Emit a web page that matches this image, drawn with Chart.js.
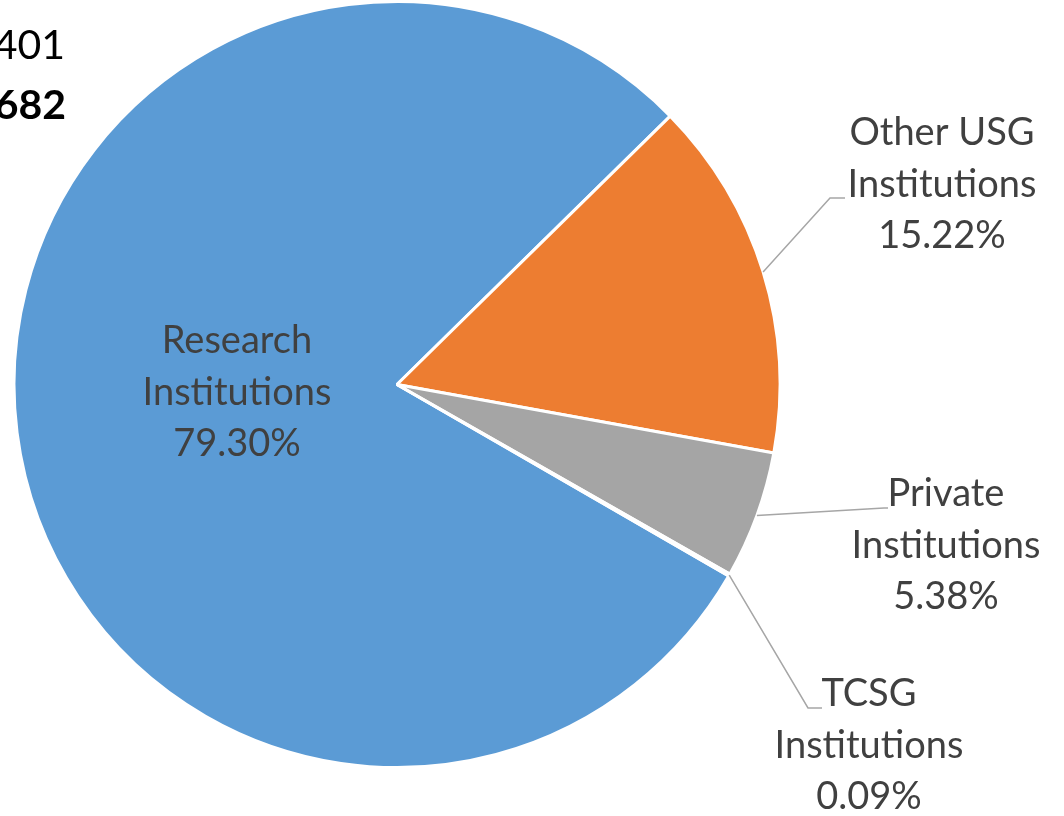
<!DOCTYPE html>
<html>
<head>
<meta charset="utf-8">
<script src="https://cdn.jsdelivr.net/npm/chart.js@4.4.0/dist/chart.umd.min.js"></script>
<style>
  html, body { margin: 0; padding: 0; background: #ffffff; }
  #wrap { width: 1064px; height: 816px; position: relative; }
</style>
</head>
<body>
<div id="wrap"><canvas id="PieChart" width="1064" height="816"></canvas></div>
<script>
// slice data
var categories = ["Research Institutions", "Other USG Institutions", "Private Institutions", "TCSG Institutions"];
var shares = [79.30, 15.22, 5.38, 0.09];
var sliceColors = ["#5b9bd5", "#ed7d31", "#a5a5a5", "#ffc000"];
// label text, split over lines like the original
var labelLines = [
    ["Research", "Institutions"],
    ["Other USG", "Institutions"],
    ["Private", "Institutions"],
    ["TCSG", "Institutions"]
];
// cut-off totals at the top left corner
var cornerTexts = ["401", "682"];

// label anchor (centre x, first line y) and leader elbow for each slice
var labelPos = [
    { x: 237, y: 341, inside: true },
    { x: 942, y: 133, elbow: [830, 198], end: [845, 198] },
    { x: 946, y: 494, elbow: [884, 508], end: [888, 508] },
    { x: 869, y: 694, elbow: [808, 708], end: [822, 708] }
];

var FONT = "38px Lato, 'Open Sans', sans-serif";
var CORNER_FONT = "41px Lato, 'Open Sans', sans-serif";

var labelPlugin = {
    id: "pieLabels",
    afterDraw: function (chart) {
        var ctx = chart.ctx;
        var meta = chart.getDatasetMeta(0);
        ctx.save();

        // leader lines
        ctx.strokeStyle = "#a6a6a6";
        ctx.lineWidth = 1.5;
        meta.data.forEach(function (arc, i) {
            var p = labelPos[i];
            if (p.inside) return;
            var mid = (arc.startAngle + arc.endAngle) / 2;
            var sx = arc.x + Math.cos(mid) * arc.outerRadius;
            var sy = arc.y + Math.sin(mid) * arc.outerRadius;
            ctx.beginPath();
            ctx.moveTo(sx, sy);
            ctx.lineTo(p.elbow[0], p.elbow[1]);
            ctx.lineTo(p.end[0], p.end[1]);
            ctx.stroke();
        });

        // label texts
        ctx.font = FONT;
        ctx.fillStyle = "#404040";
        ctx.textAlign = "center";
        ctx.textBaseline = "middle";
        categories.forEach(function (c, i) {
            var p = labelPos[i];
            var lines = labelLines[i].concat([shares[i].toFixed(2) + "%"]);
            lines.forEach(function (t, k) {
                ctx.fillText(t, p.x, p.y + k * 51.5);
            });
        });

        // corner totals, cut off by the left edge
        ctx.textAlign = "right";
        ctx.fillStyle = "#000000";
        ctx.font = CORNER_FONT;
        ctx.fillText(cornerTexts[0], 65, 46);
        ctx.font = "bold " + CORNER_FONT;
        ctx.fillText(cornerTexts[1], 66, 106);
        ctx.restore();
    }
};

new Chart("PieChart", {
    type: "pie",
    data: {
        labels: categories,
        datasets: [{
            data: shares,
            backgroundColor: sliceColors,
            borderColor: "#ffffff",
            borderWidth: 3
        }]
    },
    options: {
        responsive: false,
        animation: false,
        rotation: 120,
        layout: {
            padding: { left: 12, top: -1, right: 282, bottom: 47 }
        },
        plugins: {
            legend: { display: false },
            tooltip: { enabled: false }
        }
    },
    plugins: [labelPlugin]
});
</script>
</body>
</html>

▸ **Objective**
Exclude the images, then output the data above word for word.

▸ **Reply**
Emit a web page that matches this image, drawn with Chart.js.
<!DOCTYPE html>
<html>
<head>
<meta charset="utf-8">
<script src="https://cdn.jsdelivr.net/npm/chart.js@4.4.0/dist/chart.umd.min.js"></script>
<style>
  html, body { margin: 0; padding: 0; background: #ffffff; }
  #wrap { width: 1064px; height: 816px; position: relative; }
</style>
</head>
<body>
<div id="wrap"><canvas id="PieChart" width="1064" height="816"></canvas></div>
<script>
// slice data
var categories = ["Research Institutions", "Other USG Institutions", "Private Institutions", "TCSG Institutions"];
var shares = [79.30, 15.22, 5.38, 0.09];
var sliceColors = ["#5b9bd5", "#ed7d31", "#a5a5a5", "#ffc000"];
// label text, split over lines like the original
var labelLines = [
    ["Research", "Institutions"],
    ["Other USG", "Institutions"],
    ["Private", "Institutions"],
    ["TCSG", "Institutions"]
];
// cut-off totals at the top left corner
var cornerTexts = ["401", "682"];

// label anchor (centre x, first line y) and leader elbow for each slice
var labelPos = [
    { x: 237, y: 341, inside: true },
    { x: 942, y: 133, elbow: [830, 198], end: [845, 198] },
    { x: 946, y: 494, elbow: [884, 508], end: [888, 508] },
    { x: 869, y: 694, elbow: [808, 708], end: [822, 708] }
];

var FONT = "38px Lato, 'Open Sans', sans-serif";
var CORNER_FONT = "41px Lato, 'Open Sans', sans-serif";

var labelPlugin = {
    id: "pieLabels",
    afterDraw: function (chart) {
        var ctx = chart.ctx;
        var meta = chart.getDatasetMeta(0);
        ctx.save();

        // leader lines
        ctx.strokeStyle = "#a6a6a6";
        ctx.lineWidth = 1.5;
        meta.data.forEach(function (arc, i) {
            var p = labelPos[i];
            if (p.inside) return;
            var mid = (arc.startAngle + arc.endAngle) / 2;
            var sx = arc.x + Math.cos(mid) * arc.outerRadius;
            var sy = arc.y + Math.sin(mid) * arc.outerRadius;
            ctx.beginPath();
            ctx.moveTo(sx, sy);
            ctx.lineTo(p.elbow[0], p.elbow[1]);
            ctx.lineTo(p.end[0], p.end[1]);
            ctx.stroke();
        });

        // label texts
        ctx.font = FONT;
        ctx.fillStyle = "#404040";
        ctx.textAlign = "center";
        ctx.textBaseline = "middle";
        categories.forEach(function (c, i) {
            var p = labelPos[i];
            var lines = labelLines[i].concat([shares[i].toFixed(2) + "%"]);
            lines.forEach(function (t, k) {
                ctx.fillText(t, p.x, p.y + k * 51.5);
            });
        });

        // corner totals, cut off by the left edge
        ctx.textAlign = "right";
        ctx.fillStyle = "#000000";
        ctx.font = CORNER_FONT;
        ctx.fillText(cornerTexts[0], 65, 46);
        ctx.font = "bold " + CORNER_FONT;
        ctx.fillText(cornerTexts[1], 66, 106);
        ctx.restore();
    }
};

new Chart("PieChart", {
    type: "pie",
    data: {
        labels: categories,
        datasets: [{
            data: shares,
            backgroundColor: sliceColors,
            borderColor: "#ffffff",
            borderWidth: 3
        }]
    },
    options: {
        responsive: false,
        animation: false,
        rotation: 120,
        layout: {
            padding: { left: 12, top: -1, right: 282, bottom: 47 }
        },
        plugins: {
            legend: { display: false },
            tooltip: { enabled: false }
        }
    },
    plugins: [labelPlugin]
});
</script>
</body>
</html>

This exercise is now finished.